The new rule could be applied to both publicly guaranteed debt and private student loans.   The 2005 bankruptcy law made it difficult to discharge student debt in bankruptcy.  A return to the pre-2005 bankruptcy rules by allowing for the discharge of private student loans would allow student borrowers to accelerate payments on government guaranteed student debt.   This change would also benefit taxpayers.

Proposal Seven: Revise Public Service Loan Programs: New program will provide up to $40,000 in loan forgiveness after four years in a public service job.  Current law provides more loan relief after ten year.

Note:

The budget offered by the Trump Administration proposes to eliminate the public service loan program starting in 2019.   It is not clear how this proposal or any which passes Congress will affect people who are currently applying for assistance through the public service loan program.

Advantages:

The new law by providing limiting loan relief to $40,000 allocates more relief to people with modest debts and modest incomes, rather than relatively high-income professionals.
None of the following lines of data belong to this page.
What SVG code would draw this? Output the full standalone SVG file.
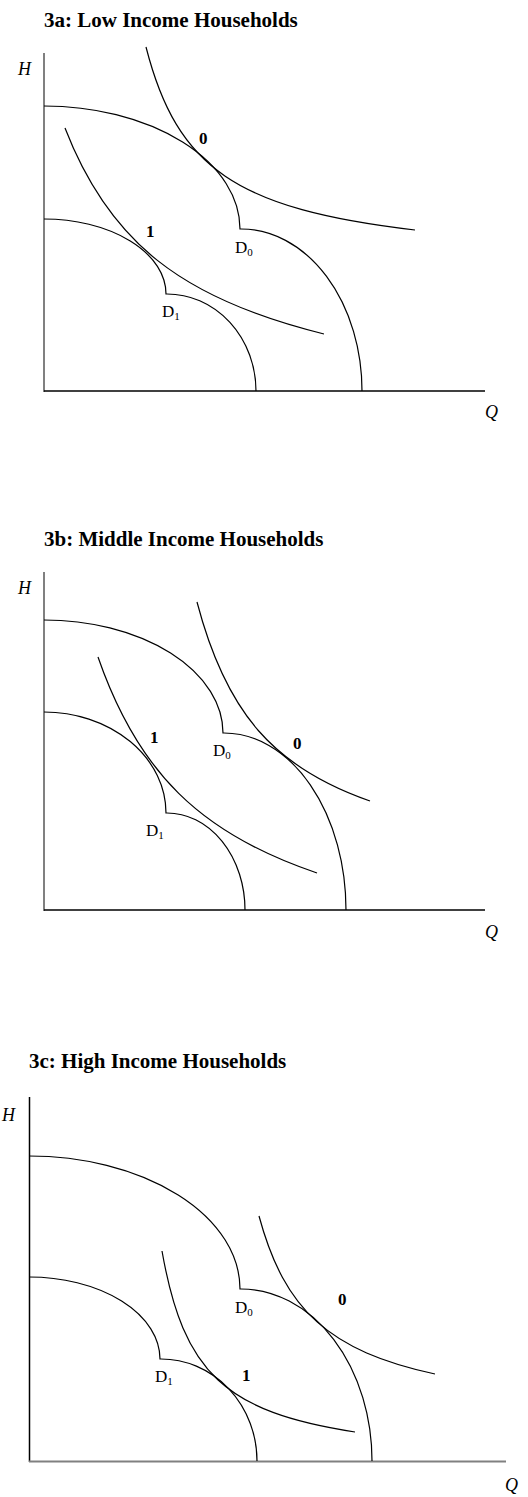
<svg xmlns="http://www.w3.org/2000/svg" width="528" height="1497" viewBox="0 0 528 1497">
<style>
.title{font-family:"Liberation Serif","Times New Roman",serif;font-weight:bold;font-size:21px;fill:#000}
.ax{font-family:"Liberation Serif","Times New Roman",serif;font-style:italic;font-size:18px;fill:#000}
.pt{font-family:"Liberation Serif","Times New Roman",serif;font-weight:bold;font-size:17px;fill:#000}
.lab{font-family:"Liberation Serif","Times New Roman",serif;font-size:17px;fill:#000}
.sub{font-size:11px}
.c{fill:none;stroke:#000;stroke-width:1.2}
.axk{stroke:#000;stroke-width:1.5}
.axg{stroke:#808080;stroke-width:2}
</style>
<rect width="528" height="1497" fill="#fff"/>

<g id="panel-3a">
  <text class="title" x="44" y="27">3a: Low Income Households</text>
  <g id="axes-3a">
    <line class="axg" x1="44" y1="53" x2="44" y2="392"/>
    <line class="axk" x1="44" y1="391" x2="485" y2="391"/>
    <text class="ax" x="18" y="75">H</text>
    <text class="ax" x="485" y="418">Q</text>
  </g>
  <g id="D0-3a">
    <path class="c" d="M44,106 A196,123 0 0 1 240,229 L241,229 A121,162 0 0 1 362,391"/>
    <text class="lab" x="235" y="253">D<tspan class="sub" dy="3">0</tspan></text>
  </g>
  <g id="D1-3a">
    <path class="c" d="M44,219 A122,75 0 0 1 166,294 L167,294 A89,97 0 0 1 256,391"/>
    <text class="lab" x="162" y="317">D<tspan class="sub" dy="3">1</tspan></text>
  </g>
  <g id="I0-3a">
    <path class="c" d="M146,47 C177.1,168.5 236.5,209 415,230"/>
    <text class="pt" x="199" y="144">0</text>
  </g>
  <g id="I1-3a">
    <path class="c" d="M65,128 C108.85,241.4 181.2,299 324,334"/>
    <text class="pt" x="146" y="237">1</text>
  </g>
</g>

<g id="panel-3b">
  <text class="title" x="44" y="546">3b: Middle Income Households</text>
  <g id="axes-3b">
    <line class="axg" x1="44" y1="572" x2="44" y2="911"/>
    <line class="axk" x1="44" y1="910" x2="485" y2="910"/>
    <text class="ax" x="18" y="594">H</text>
    <text class="ax" x="485" y="938">Q</text>
  </g>
  <g id="D0-3b">
    <path class="c" d="M44,620 A179,113 0 0 1 223,733 L224,733 A122,177 0 0 1 346,910"/>
    <text class="lab" x="213" y="756">D<tspan class="sub" dy="3">0</tspan></text>
  </g>
  <g id="D1-3b">
    <path class="c" d="M44,712 A122,101 0 0 1 166,813 L167,813 A78,97 0 0 1 245,910"/>
    <text class="lab" x="146" y="836">D<tspan class="sub" dy="3">1</tspan></text>
  </g>
  <g id="I0-3b">
    <path class="c" d="M197,602 C226,712.7 273.8,767.6 370,801"/>
    <text class="pt" x="293" y="749">0</text>
  </g>
  <g id="I1-3b">
    <path class="c" d="M98,657 C137.85,772 200.35,833.7 317,873"/>
    <text class="pt" x="150" y="743">1</text>
  </g>
</g>

<g id="panel-3c">
  <text class="title" x="29" y="1068">3c: High Income Households</text>
  <g id="axes-3c">
    <line class="axk" x1="29.5" y1="1097" x2="29.5" y2="1462"/>
    <line class="axg" x1="29" y1="1461.5" x2="506" y2="1461.5"/>
    <text class="ax" x="2" y="1121">H</text>
    <text class="ax" x="505" y="1491">Q</text>
  </g>
  <g id="D0-3c">
    <path class="c" d="M29,1156 A211,133 0 0 1 240,1289 L241,1289 A131,172 0 0 1 372,1461"/>
    <text class="lab" x="235" y="1313">D<tspan class="sub" dy="3">0</tspan></text>
  </g>
  <g id="D1-3c">
    <path class="c" d="M29,1277 A131,82 0 0 1 160,1359 L161,1359 A96,102 0 0 1 257,1461"/>
    <text class="lab" x="155" y="1382">D<tspan class="sub" dy="3">1</tspan></text>
  </g>
  <g id="I0-3c">
    <path class="c" d="M259,1216 C284.6,1310.7 329.6,1351.1 435,1374"/>
    <text class="pt" x="338" y="1305">0</text>
  </g>
  <g id="I1-3c">
    <path class="c" d="M162,1251 C183.5,1373 225,1411.9 355,1432"/>
    <text class="pt" x="242" y="1381">1</text>
  </g>
</g>
</svg>
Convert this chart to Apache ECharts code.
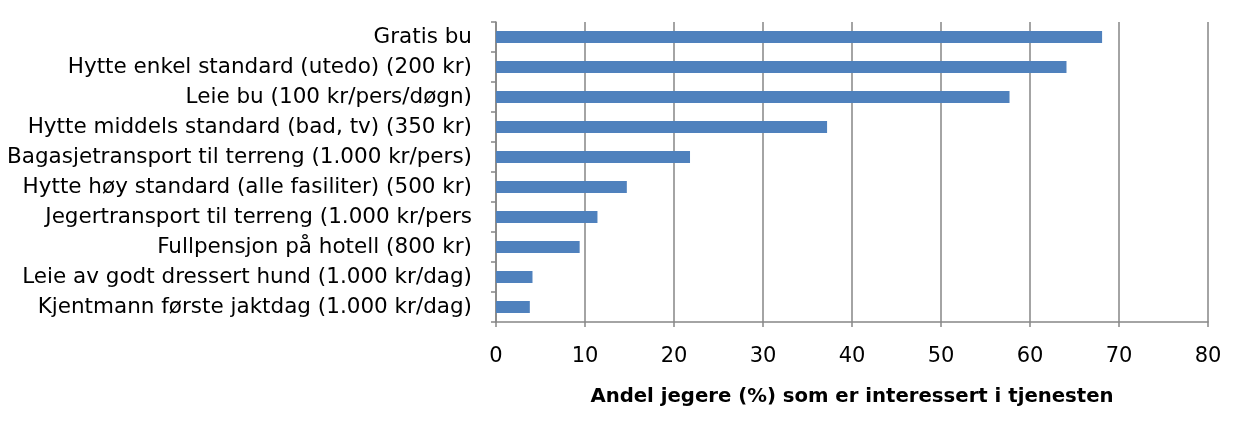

The shorter period for debt relief allows people to move to a more productive opportunity and reduces job lock.

Concluding Remarks:  The progressive wing of the Democratic party want free college and debt forgiveness programs.   The Trump Administration is advocating weakened consumer protections, changes to income contingent loan programs, elimination of subsidized student loans and the elimination of the public service loan program.

This centrist approach, presented here, differs sharply from both the policies offered by the progressive wing of the Democratic party and by the Trump Administration.